用 Daubechies Wavelet 分子軌域在量子化學中進行量子計算

Abstract

本篇論文的目的是探索研究使用 Daubechies wavelet 基組在量子化學中來進行量子計算。量子化學的量子計算取決於分子哈密頓算符在一組基底上用分子軌道來表示。常見的編碼方法將一個分子軌道編碼為一個量子位元，因此在模擬分子系統時所需的量子位元數量對應於基組中使用分子軌道的數量。在 noisy intermediate-scale quantum (NISQ) 時代，僅有有限的量子資源可用。目前，使用小基組的大多數量子計算所預測分子性質的準確度仍遠遠不及其相應的實驗數據 （未達到化學準確度）。
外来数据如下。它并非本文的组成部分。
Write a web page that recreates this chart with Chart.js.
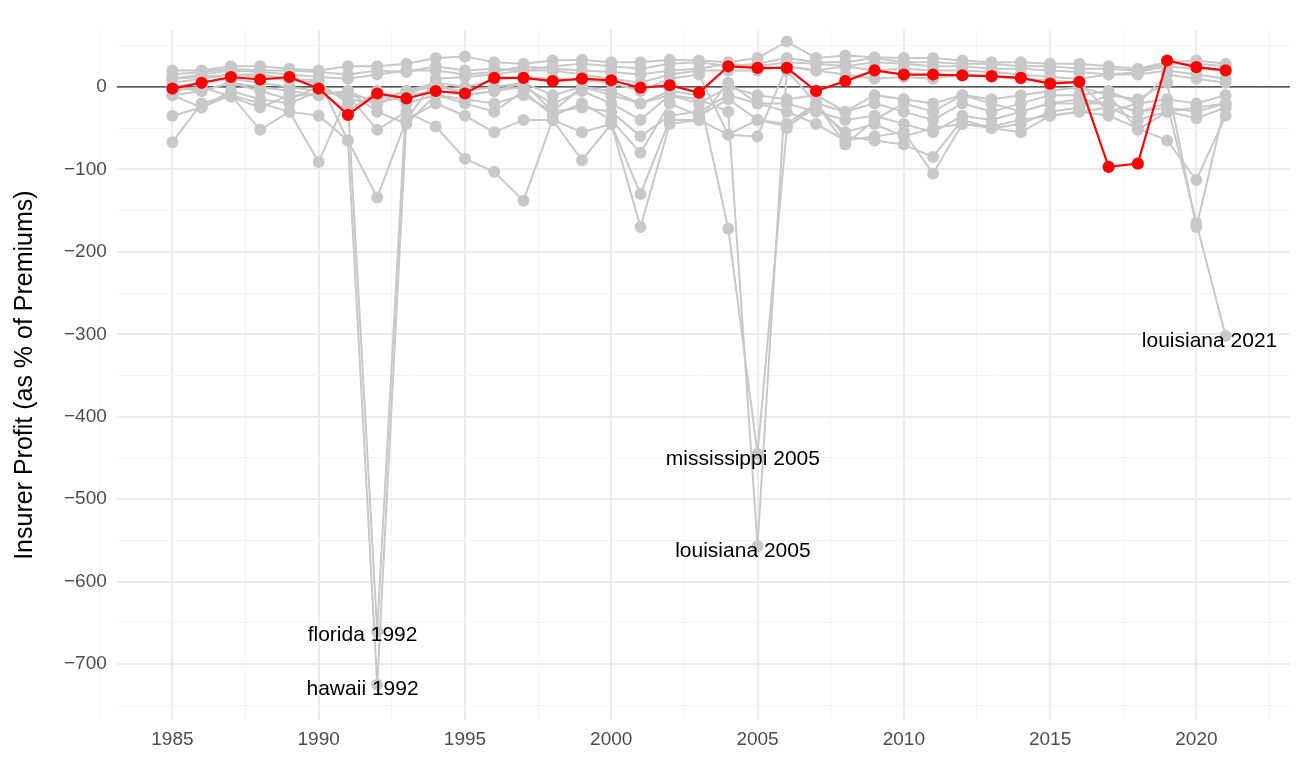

為了獲得準確的結果， 需要使用很大的建構於傳統高斯基底函數之分子軌道基組，這也對應到大量量子位元的使用。因此，需要量子計算方法來克服這一有限量子資源的挑戰，但仍能實現與實驗數據有相當的準確結果。在這工作中，我們提出一個有前景的節省量子位元的量子計算方法，並進行全面性的研究藉由通過對大量中性閉殼雙原子的簡諧振動頻率進行基準測試，其結果與實驗數據非常一致。為此，我們使用從密度泛函理論導出的分子軌道以考慮電子相關性來建構準確的哈密頓算符，且在 Daubechies wavelet基組中展開以在實空間網格點上精確表示，並進一步選擇了一個最佳緊緻的活行空間，以便只需要少量的量子位元即可得到準確的結果。為了驗證這種方法的有效行，我們首先將選定的分子軌道生成之哈密頓算符轉換為量子位元哈密頓算符，然後使用精確對角化方法計算結果，其被視為量子計算可達到的最佳解，以與實驗數據進行比較。此外，在使用構建的量子位元哈密頓算符進行 variational quantum eigensolver 演算法計算，我們展示了 chemistry-inspired UCCSD ansatz 的變分量子電路可以達到與精確對角化方法相同的準確度，除了那些 Mayer 鍵級數大於2的系統。對於這些系統，我們進一步展示了啟發式的 hardware-efficient RealAmplitudes ansatz，即使電路深度明顯較短，能夠有一個相對於UCCSD ansatz顯著的改善，證實了在NISQ時代下可以準確計算簡諧振動頻率。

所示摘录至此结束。